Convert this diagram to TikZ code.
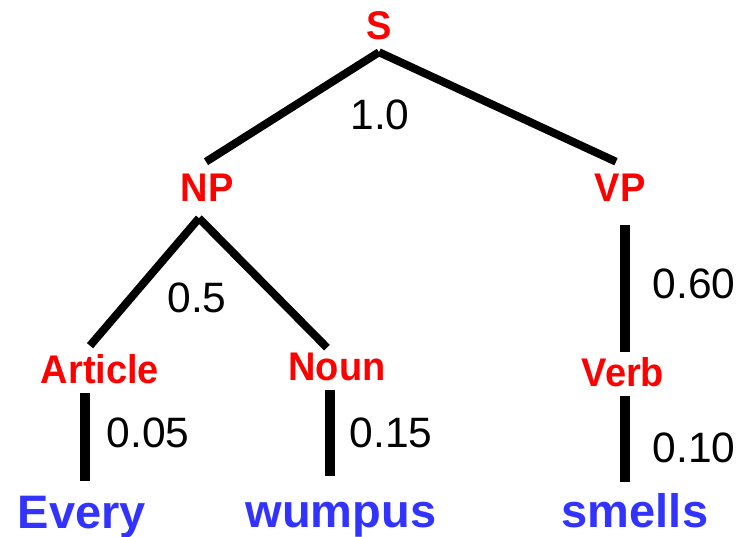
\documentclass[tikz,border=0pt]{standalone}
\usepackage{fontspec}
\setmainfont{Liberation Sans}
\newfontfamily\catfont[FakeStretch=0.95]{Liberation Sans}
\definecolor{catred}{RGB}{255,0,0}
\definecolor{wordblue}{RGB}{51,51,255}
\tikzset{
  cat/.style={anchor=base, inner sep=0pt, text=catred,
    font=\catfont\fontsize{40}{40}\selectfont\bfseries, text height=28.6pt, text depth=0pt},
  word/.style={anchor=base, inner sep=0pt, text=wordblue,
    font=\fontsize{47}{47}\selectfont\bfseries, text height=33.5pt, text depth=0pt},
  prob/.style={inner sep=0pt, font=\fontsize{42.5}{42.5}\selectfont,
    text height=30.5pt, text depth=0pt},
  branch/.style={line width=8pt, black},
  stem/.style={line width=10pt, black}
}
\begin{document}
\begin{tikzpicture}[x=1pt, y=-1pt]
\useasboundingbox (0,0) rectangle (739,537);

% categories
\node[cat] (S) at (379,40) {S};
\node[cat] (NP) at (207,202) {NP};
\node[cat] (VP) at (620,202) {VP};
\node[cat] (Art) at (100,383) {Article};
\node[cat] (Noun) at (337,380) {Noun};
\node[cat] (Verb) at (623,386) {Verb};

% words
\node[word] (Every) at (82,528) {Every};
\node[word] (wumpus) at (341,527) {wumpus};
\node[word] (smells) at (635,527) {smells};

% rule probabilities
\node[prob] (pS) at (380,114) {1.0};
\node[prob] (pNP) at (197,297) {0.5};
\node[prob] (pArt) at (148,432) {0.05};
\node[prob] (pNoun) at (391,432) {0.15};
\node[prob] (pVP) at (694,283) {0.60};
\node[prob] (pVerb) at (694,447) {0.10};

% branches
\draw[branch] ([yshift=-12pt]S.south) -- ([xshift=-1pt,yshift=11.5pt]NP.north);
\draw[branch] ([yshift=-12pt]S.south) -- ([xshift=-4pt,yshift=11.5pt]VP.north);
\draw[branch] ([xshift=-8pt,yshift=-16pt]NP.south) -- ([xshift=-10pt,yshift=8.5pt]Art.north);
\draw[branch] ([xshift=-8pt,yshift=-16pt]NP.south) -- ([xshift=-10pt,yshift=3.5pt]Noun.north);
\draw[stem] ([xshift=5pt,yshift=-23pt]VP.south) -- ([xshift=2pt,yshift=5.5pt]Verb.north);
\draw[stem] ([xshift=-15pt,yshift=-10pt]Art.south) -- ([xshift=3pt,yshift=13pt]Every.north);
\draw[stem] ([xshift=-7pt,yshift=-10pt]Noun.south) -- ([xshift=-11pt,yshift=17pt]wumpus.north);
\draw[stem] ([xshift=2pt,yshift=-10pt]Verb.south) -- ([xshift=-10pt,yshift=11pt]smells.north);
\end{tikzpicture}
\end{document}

__________________________________________________

**Task details:**
Repeat the listing above up to and including the line with "(pVerb) at (694,447)", starting from its first line. Drop any pictures.

**Answer for this exercise:**
Convert this diagram to TikZ code.
\documentclass[tikz,border=0pt]{standalone}
\usepackage{fontspec}
\setmainfont{Liberation Sans}
\newfontfamily\catfont[FakeStretch=0.95]{Liberation Sans}
\definecolor{catred}{RGB}{255,0,0}
\definecolor{wordblue}{RGB}{51,51,255}
\tikzset{
  cat/.style={anchor=base, inner sep=0pt, text=catred,
    font=\catfont\fontsize{40}{40}\selectfont\bfseries, text height=28.6pt, text depth=0pt},
  word/.style={anchor=base, inner sep=0pt, text=wordblue,
    font=\fontsize{47}{47}\selectfont\bfseries, text height=33.5pt, text depth=0pt},
  prob/.style={inner sep=0pt, font=\fontsize{42.5}{42.5}\selectfont,
    text height=30.5pt, text depth=0pt},
  branch/.style={line width=8pt, black},
  stem/.style={line width=10pt, black}
}
\begin{document}
\begin{tikzpicture}[x=1pt, y=-1pt]
\useasboundingbox (0,0) rectangle (739,537);

% categories
\node[cat] (S) at (379,40) {S};
\node[cat] (NP) at (207,202) {NP};
\node[cat] (VP) at (620,202) {VP};
\node[cat] (Art) at (100,383) {Article};
\node[cat] (Noun) at (337,380) {Noun};
\node[cat] (Verb) at (623,386) {Verb};

% words
\node[word] (Every) at (82,528) {Every};
\node[word] (wumpus) at (341,527) {wumpus};
\node[word] (smells) at (635,527) {smells};

% rule probabilities
\node[prob] (pS) at (380,114) {1.0};
\node[prob] (pNP) at (197,297) {0.5};
\node[prob] (pArt) at (148,432) {0.05};
\node[prob] (pNoun) at (391,432) {0.15};
\node[prob] (pVP) at (694,283) {0.60};
\node[prob] (pVerb) at (694,447) {0.10};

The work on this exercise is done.